New Research Establishes Conceptual Model for Rust's Ownership Type System

Introduction

With its unique ownership system that achieves "memory safety without garbage collection," Rust has become a major choice in the systems programming domain. However, concepts like ownership, borrowing, and lifetimes have long been the biggest obstacles for developers learning Rust. Recently, a study titled "A Grounded Conceptual Model for Ownership Types in Rust" has sparked extensive discussion in the programming language community. The research constructs a grounded theory-driven conceptual model for Rust's ownership type system, attempting to systematically address this teaching and comprehension challenge from a cognitive science perspective.

Core Content: Building a Cognitive Framework for Ownership

The study's core contribution lies not in simply providing yet another Rust tutorial, but in systematically modeling Rust's ownership type system through Grounded Theory methodology. The researchers aim to answer a key question: what concepts do developers actually need to master when understanding Rust's ownership mechanisms, and what is the relational structure among these concepts?

Rust's ownership system comprises several intertwined core mechanisms:

• Move Semantics: Values transfer ownership by default during assignment or parameter passing, invalidating the original variable
• Borrowing: Temporary data access through immutable references (&T) and mutable references (&mut T)
• Lifetimes: Annotation mechanisms used by the compiler to ensure references do not outlive the data they refer to
• Borrow Checker: A compile-time static analysis tool that enforces ownership rules

The conceptual model integrates these disparate mechanisms into a coherent cognitive framework, enabling learners to build correct mental models rather than relying on trial-and-error learning through "fighting with the compiler."

Community Discussion: The Learning Curve and Mental Model Debate

The research has sparked lively discussion in the developer community. Many commenters pointed out that Rust's learning curve problem is essentially a "missing mental model" problem — many developers coming from C++ or Java habitually apply their existing memory management mental models to Rust, only to hit walls repeatedly.

Some community members noted that most current Rust tutorials take a "bottom-up" approach, introducing syntax features one by one, but lack an overarching conceptual map to help learners understand why these features are designed the way they are and how they work together. This research fills precisely that gap.

Other discussions focused on the role of AI-assisted programming tools in Rust development. As code completion tools powered by large language models become increasingly prevalent, some developers raised the question: can AI tools help developers bypass the need for deep understanding of the ownership system? The prevailing opinion is that even with AI assistance, developers still need correct conceptual models to review and debug AI-generated Rust code — otherwise they risk falling into the trap of "compiles successfully but logically incorrect."

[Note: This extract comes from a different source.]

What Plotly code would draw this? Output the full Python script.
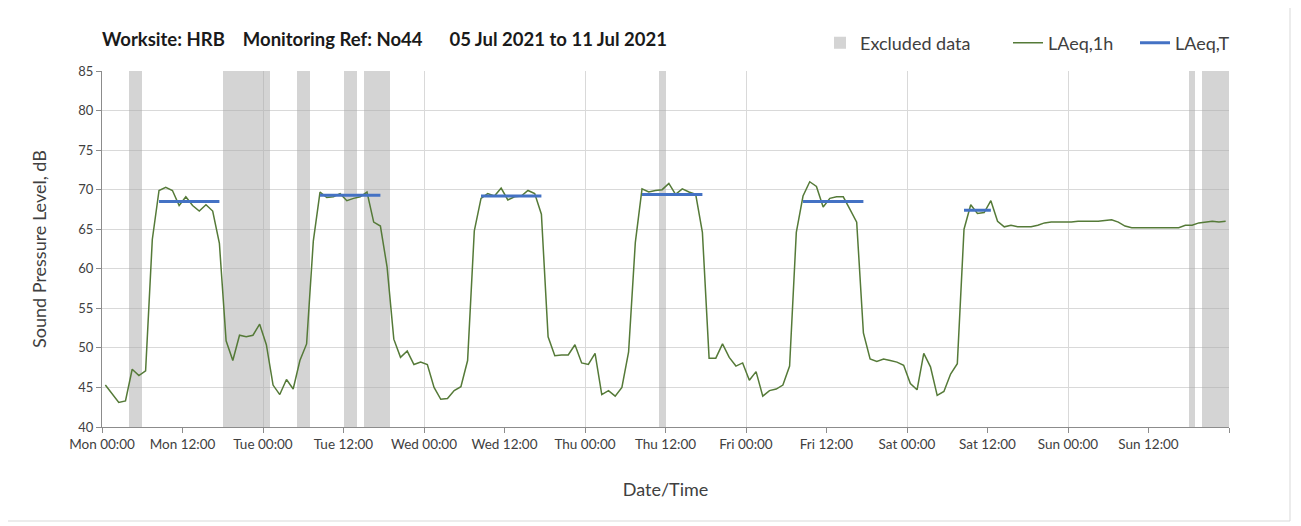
import numpy as np
import pandas as pd
import plotly.graph_objects as go

# ---------------- data ----------------
week_start = "2021-07-05 00:00"
week_end = "2021-07-12 00:00"

# hourly LAeq,1h values, Mon 00:00 -> Sun 23:00 (168 hours)
laeq_1h = [
    45.3, 44.2, 43.1, 43.3, 47.3, 46.5, 47.1, 63.7, 69.9, 70.3, 69.9, 68.0,
    69.1, 68.0, 67.3, 68.1, 67.3, 63.2, 50.9, 48.4, 51.6, 51.4, 51.6, 53.0,
    50.4, 45.3, 44.1, 46.0, 44.8, 48.4, 50.5, 63.5, 69.7, 69.0, 69.1, 69.5,
    68.6, 68.9, 69.1, 69.7, 65.9, 65.4, 60.2, 51.1, 48.8, 49.6, 47.9, 48.2,
    47.9, 45.0, 43.5, 43.6, 44.6, 45.1, 48.4, 64.8, 68.9, 69.5, 69.2, 70.2,
    68.7, 69.1, 69.2, 69.9, 69.5, 66.9, 51.4, 49.0, 49.1, 49.1, 50.4, 48.1,
    47.9, 49.3, 44.1, 44.6, 43.9, 45.0, 49.5, 63.3, 70.1, 69.7, 69.9, 70.0,
    70.8, 69.4, 70.1, 69.7, 69.4, 64.6, 48.7, 48.7, 50.5, 48.8, 47.7, 48.1,
    45.9, 47.0, 43.9, 44.6, 44.8, 45.3, 47.7, 64.6, 69.2, 71.0, 70.4, 67.8,
    68.9, 69.1, 69.1, 67.5, 65.9, 51.9, 48.6, 48.3, 48.6, 48.4, 48.2, 47.8,
    45.5, 44.7, 49.3, 47.6, 44.0, 44.5, 46.7, 48.0, 65.0, 68.1, 67.0, 67.1,
    68.6, 66.0, 65.3, 65.5, 65.3, 65.3, 65.3, 65.5, 65.8, 65.9, 65.9, 65.9,
    65.9, 66.0, 66.0, 66.0, 66.0, 66.1, 66.2, 65.9, 65.4, 65.2, 65.2, 65.2,
    65.2, 65.2, 65.2, 65.2, 65.2, 65.5, 65.5, 65.8, 65.9, 66.0, 65.9, 66.0,
]

# LAeq,T daytime periods (first and last hour index of each period)
laeqT_first = [8, 32, 56, 80, 104, 128]
laeqT_last = [17, 41, 65, 89, 113, 132]
laeqT_value = [68.5, 69.3, 69.2, 69.4, 68.5, 67.4]

# excluded data periods (start hour from Mon 00:00, duration in hours)
excl_start = [4, 18, 29, 36, 39, 83, 162, 164]
excl_hours = [2, 7, 2, 2, 4, 1, 1, 4]

# x tick labels every 12 hours (last tick at week end has no label)
tick_labels = ["Mon 00:00", "Mon 12:00", "Tue 00:00", "Tue 12:00", "Wed 00:00",
               "Wed 12:00", "Thu 00:00", "Thu 12:00", "Fri 00:00", "Fri 12:00",
               "Sat 00:00", "Sat 12:00", "Sun 00:00", "Sun 12:00", ""]

y_min, y_max = 40, 85

# ---------------- build ----------------
t0 = pd.Timestamp(week_start)
hour_times = [t0 + pd.Timedelta(hours=h + 0.5) for h in range(len(laeq_1h))]
tick_vals = [t0 + pd.Timedelta(hours=12 * k) for k in range(len(tick_labels))]

tx, ty = [], []
for a, b, v in zip(laeqT_first, laeqT_last, laeqT_value):
    tx += [hour_times[a], hour_times[b], None]
    ty += [v, v, None]

ex_x = [t0 + pd.Timedelta(hours=s + d / 2) for s, d in zip(excl_start, excl_hours)]
ex_w = [d * 3600000 for d in excl_hours]

FONT = "Lato"
TXT = "#404040"
GRID = "#d9d9d9"
AXIS = "#8c8c8c"

fig = go.Figure()
fig.add_trace(go.Bar(x=ex_x, y=[y_max - y_min] * len(ex_x), base=y_min, width=ex_w,
                     marker=dict(color="rgba(170,170,170,0.5)", line=dict(width=0)),
                     name="Excluded data", hoverinfo="skip", legend="legend"))
fig.add_trace(go.Scatter(x=hour_times, y=laeq_1h, mode="lines",
                         line=dict(color="#557a38", width=1.5), name="LAeq,1h", legend="legend2"))
fig.add_trace(go.Scatter(x=tx, y=ty, mode="lines", connectgaps=False,
                         line=dict(color="#4472c4", width=3), name="LAeq,T", legend="legend3"))

# page body has an 8px margin, so the figure is 8px smaller than the window
W, H = 1293, 518
L, R, T, B = 94, 72, 63, 99
pw, ph = W - L - R, H - T - B


def px_x(p):
    return (p - L) / pw


def px_y(p):
    return (H - B - p) / ph


leg = dict(orientation="h", xanchor="left", yanchor="middle", y=px_y(35),
           font=dict(family=FONT, size=18, color=TXT), bgcolor="rgba(0,0,0,0)")

fig.update_layout(
    width=W, height=H,
    margin=dict(l=L, r=R, t=T, b=B, autoexpand=False),
    paper_bgcolor="white", plot_bgcolor="white",
    font=dict(family=FONT, color=TXT, size=13),
    barmode="overlay", bargap=0,
    title=dict(text="<b>Worksite: HRB&nbsp;&nbsp;&nbsp;&nbsp;Monitoring Ref: No44&nbsp;&nbsp;&nbsp;&nbsp;&nbsp;&nbsp;05 Jul 2021 to 11 Jul 2021</b>",
               xref="paper", x=0, xanchor="left", y=1 - 32 / H, yanchor="middle",
               font=dict(family=FONT, size=18.5, color="#1a1a1a")),
    legend=dict(leg, x=px_x(812)),
    legend2=dict(leg, x=px_x(1000)),
    legend3=dict(leg, x=px_x(1127)),
    showlegend=True,
    xaxis=dict(range=[week_start, week_end], type="date", dtick=86400000, tick0=week_start,
               showgrid=True, gridcolor=GRID, gridwidth=1, showticklabels=False,
               ticks="", showline=False, zeroline=False),
    xaxis2=dict(range=[week_start, week_end], type="date", overlaying="x", anchor="y", side="bottom",
                tickmode="array", tickvals=tick_vals, ticktext=tick_labels,
                showgrid=False, ticks="outside", ticklen=5, tickcolor=AXIS,
                showline=True, linecolor=AXIS, linewidth=1,
                tickfont=dict(family=FONT, size=13.5, color=TXT),
                title=dict(text="Date/Time", standoff=32, font=dict(family=FONT, size=18, color=TXT))),
    yaxis=dict(range=[y_min, y_max], dtick=5, showgrid=True, gridcolor=GRID, gridwidth=1,
               ticks="outside", ticklen=5, tickcolor=AXIS, showline=True, linecolor=AXIS,
               zeroline=False, tickfont=dict(family=FONT, size=13, color=TXT),
               title=dict(text="Sound Pressure Level, dB", standoff=27,
                          font=dict(family=FONT, size=18, color=TXT))),
    shapes=[dict(type="rect", xref="paper", yref="paper",
                 x0=px_x(-3), x1=px_x(1282), y0=px_y(513), y1=px_y(-3),
                 line=dict(color=GRID, width=1), fillcolor="rgba(0,0,0,0)", layer="below")],
)
# invisible helper trace so the label axis is drawn
fig.add_trace(go.Scatter(x=[week_start], y=[y_min], xaxis="x2", mode="markers",
                         marker=dict(opacity=0), showlegend=False, hoverinfo="skip"))

fig.write_html("out.html")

Significance: From Experiential Teaching to Scientific Modeling

The study's methodological value also deserves attention. Introducing grounded theory into programming language education research represents a shift from "experience-driven teaching" to "evidence-driven conceptual modeling." This approach is applicable not only to Rust but also provides a paradigm reference for teaching research on other languages with complex type systems, such as Haskell's Monads and dependently typed languages.

From a broader perspective, as memory safety issues have been elevated to the national security level by institutions such as the White House Office of Science and Technology Policy, Rust adoption is accelerating. Lowering Rust's learning barrier carries real industrial value — more developers efficiently mastering Rust means more critical infrastructure code can be migrated from C/C++ to memory-safe languages.

Outlook

This research provides a theoretical foundation for improving the Rust education ecosystem. In the future, based on this conceptual model, the community can potentially develop more targeted teaching materials, visualization tools, and even concept hint systems integrated into IDEs. In the context of rapidly evolving AI programming tools, helping developers build correct ownership mental models will not be replaced by AI — rather, it will become a prerequisite for effectively leveraging AI tools.

For developers currently learning Rust or considering introducing Rust to their teams, this research is well worth a deep read — understanding "why it's designed this way" is often more important than memorizing "how to write it correctly."